#### Available data

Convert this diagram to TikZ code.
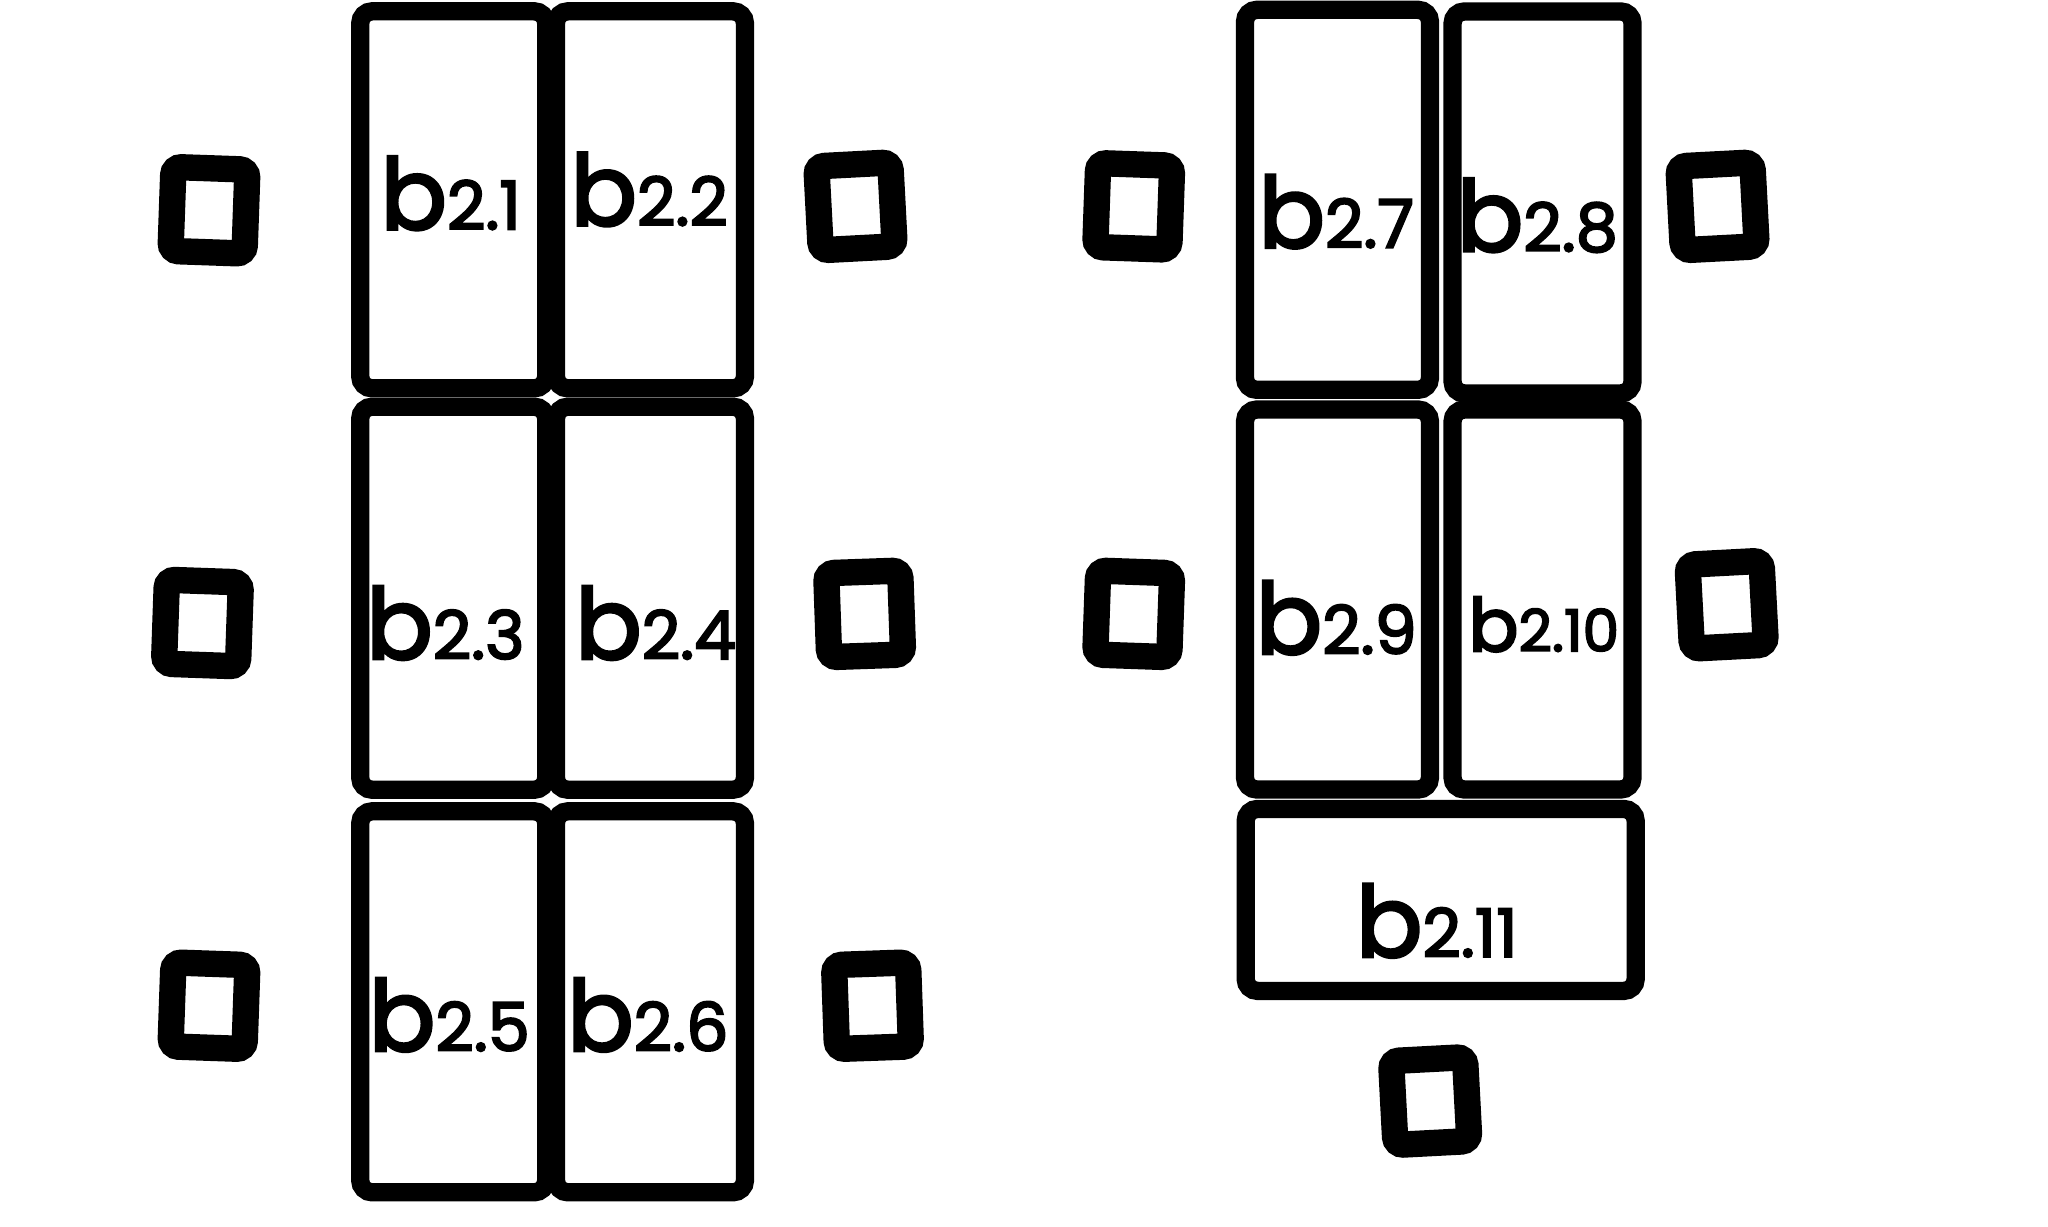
\documentclass[tikz,border=0pt]{standalone}
\usepackage{fontspec}
\setmainfont{Poppins}[FakeBold=3]
\newcommand{\blab}[2][19]{{\fontsize{28}{28}\selectfont b}{\fontsize{#1}{#1}\selectfont #2}}
\tikzset{
desk/.style={draw, line width=5.2pt, rounded corners=1.2mm, inner sep=0pt},
chair/.style={draw, line width=7.5pt, rounded corners=0.8mm, minimum width=7.4mm, minimum height=8.4mm, inner sep=0pt},
}
\begin{document}
\begin{tikzpicture}[x=0.1306mm, y=-0.1306mm]
\useasboundingbox (0,0) rectangle (1568,939);
%
\node [desk, minimum width=18.6mm, minimum height=37.7mm] (b1) at (347,153) {};
\node [desk, minimum width=18.9mm, minimum height=37.7mm] (b2) at (498,153) {};
\node [desk, minimum width=18.6mm, minimum height=38.3mm] (b3) at (347,458) {};
\node [desk, minimum width=18.9mm, minimum height=38.3mm] (b4) at (498,458) {};
\node [desk, minimum width=18.6mm, minimum height=38.1mm] (b5) at (347,767) {};
\node [desk, minimum width=18.9mm, minimum height=38.1mm] (b6) at (498,767) {};
%
\node at (345,148) {\blab{2.1}};
\node at (497,145) {\blab{2.2}};
\node at (341,477) {\blab{2.3}};
\node at (502,477) {\blab{2.4}};
\node at (344,777) {\blab{2.5}};
\node at (496,777) {\blab{2.6}};
%
\node [desk, minimum width=18.5mm, minimum height=38.0mm] (b7) at (1024,153) {};
\node [desk, minimum width=18.0mm, minimum height=38.2mm] (b8) at (1181,155) {};
\node [desk, minimum width=18.5mm, minimum height=38.0mm] (b9) at (1024,459) {};
\node [desk, minimum width=18.0mm, minimum height=38.0mm] (b10) at (1181,459) {};
\node [desk, minimum width=39.0mm, minimum height=18.2mm] (b11) at (1103,689) {};
%
\node at (1023,162) {\blab{2.7}};
\node at (1177,165) {\blab{2.8}};
\node at (1023,473) {\blab{2.9}};
\node at (1182,478) {{\fontsize{21}{21}\selectfont b}{\fontsize{16.5}{16.5}\selectfont 2.10}};
\node at (1100,705) {\blab{2.11}};
%
\node [chair, rotate=-2] (c1) at (160,161) {};
\node [chair, rotate=-2] (c2) at (155,477) {};
\node [chair, rotate=-2] (c3) at (160,770) {};
\node [chair, rotate=3] (c4) at (655,158) {};
\node [chair, rotate=2] (c5) at (662,470) {};
\node [chair, rotate=2] (c6) at (668,770) {};
%
\node [chair, rotate=-2] (c7) at (868,158) {};
\node [chair, rotate=-2] (c8) at (868,470) {};
\node [chair, rotate=3] (c9) at (1315,158) {};
\node [chair, rotate=3] (c10) at (1322,463) {};
\node [chair, rotate=3] (c11) at (1095,843) {};
\end{tikzpicture}
\end{document}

########

Reproduce every line of the material precisely, omitting its pictures.

**Full answer:**
Convert this diagram to TikZ code.
\documentclass[tikz,border=0pt]{standalone}
\usepackage{fontspec}
\setmainfont{Poppins}[FakeBold=3]
\newcommand{\blab}[2][19]{{\fontsize{28}{28}\selectfont b}{\fontsize{#1}{#1}\selectfont #2}}
\tikzset{
desk/.style={draw, line width=5.2pt, rounded corners=1.2mm, inner sep=0pt},
chair/.style={draw, line width=7.5pt, rounded corners=0.8mm, minimum width=7.4mm, minimum height=8.4mm, inner sep=0pt},
}
\begin{document}
\begin{tikzpicture}[x=0.1306mm, y=-0.1306mm]
\useasboundingbox (0,0) rectangle (1568,939);
%
\node [desk, minimum width=18.6mm, minimum height=37.7mm] (b1) at (347,153) {};
\node [desk, minimum width=18.9mm, minimum height=37.7mm] (b2) at (498,153) {};
\node [desk, minimum width=18.6mm, minimum height=38.3mm] (b3) at (347,458) {};
\node [desk, minimum width=18.9mm, minimum height=38.3mm] (b4) at (498,458) {};
\node [desk, minimum width=18.6mm, minimum height=38.1mm] (b5) at (347,767) {};
\node [desk, minimum width=18.9mm, minimum height=38.1mm] (b6) at (498,767) {};
%
\node at (345,148) {\blab{2.1}};
\node at (497,145) {\blab{2.2}};
\node at (341,477) {\blab{2.3}};
\node at (502,477) {\blab{2.4}};
\node at (344,777) {\blab{2.5}};
\node at (496,777) {\blab{2.6}};
%
\node [desk, minimum width=18.5mm, minimum height=38.0mm] (b7) at (1024,153) {};
\node [desk, minimum width=18.0mm, minimum height=38.2mm] (b8) at (1181,155) {};
\node [desk, minimum width=18.5mm, minimum height=38.0mm] (b9) at (1024,459) {};
\node [desk, minimum width=18.0mm, minimum height=38.0mm] (b10) at (1181,459) {};
\node [desk, minimum width=39.0mm, minimum height=18.2mm] (b11) at (1103,689) {};
%
\node at (1023,162) {\blab{2.7}};
\node at (1177,165) {\blab{2.8}};
\node at (1023,473) {\blab{2.9}};
\node at (1182,478) {{\fontsize{21}{21}\selectfont b}{\fontsize{16.5}{16.5}\selectfont 2.10}};
\node at (1100,705) {\blab{2.11}};
%
\node [chair, rotate=-2] (c1) at (160,161) {};
\node [chair, rotate=-2] (c2) at (155,477) {};
\node [chair, rotate=-2] (c3) at (160,770) {};
\node [chair, rotate=3] (c4) at (655,158) {};
\node [chair, rotate=2] (c5) at (662,470) {};
\node [chair, rotate=2] (c6) at (668,770) {};
%
\node [chair, rotate=-2] (c7) at (868,158) {};
\node [chair, rotate=-2] (c8) at (868,470) {};
\node [chair, rotate=3] (c9) at (1315,158) {};
\node [chair, rotate=3] (c10) at (1322,463) {};
\node [chair, rotate=3] (c11) at (1095,843) {};
\end{tikzpicture}
\end{document}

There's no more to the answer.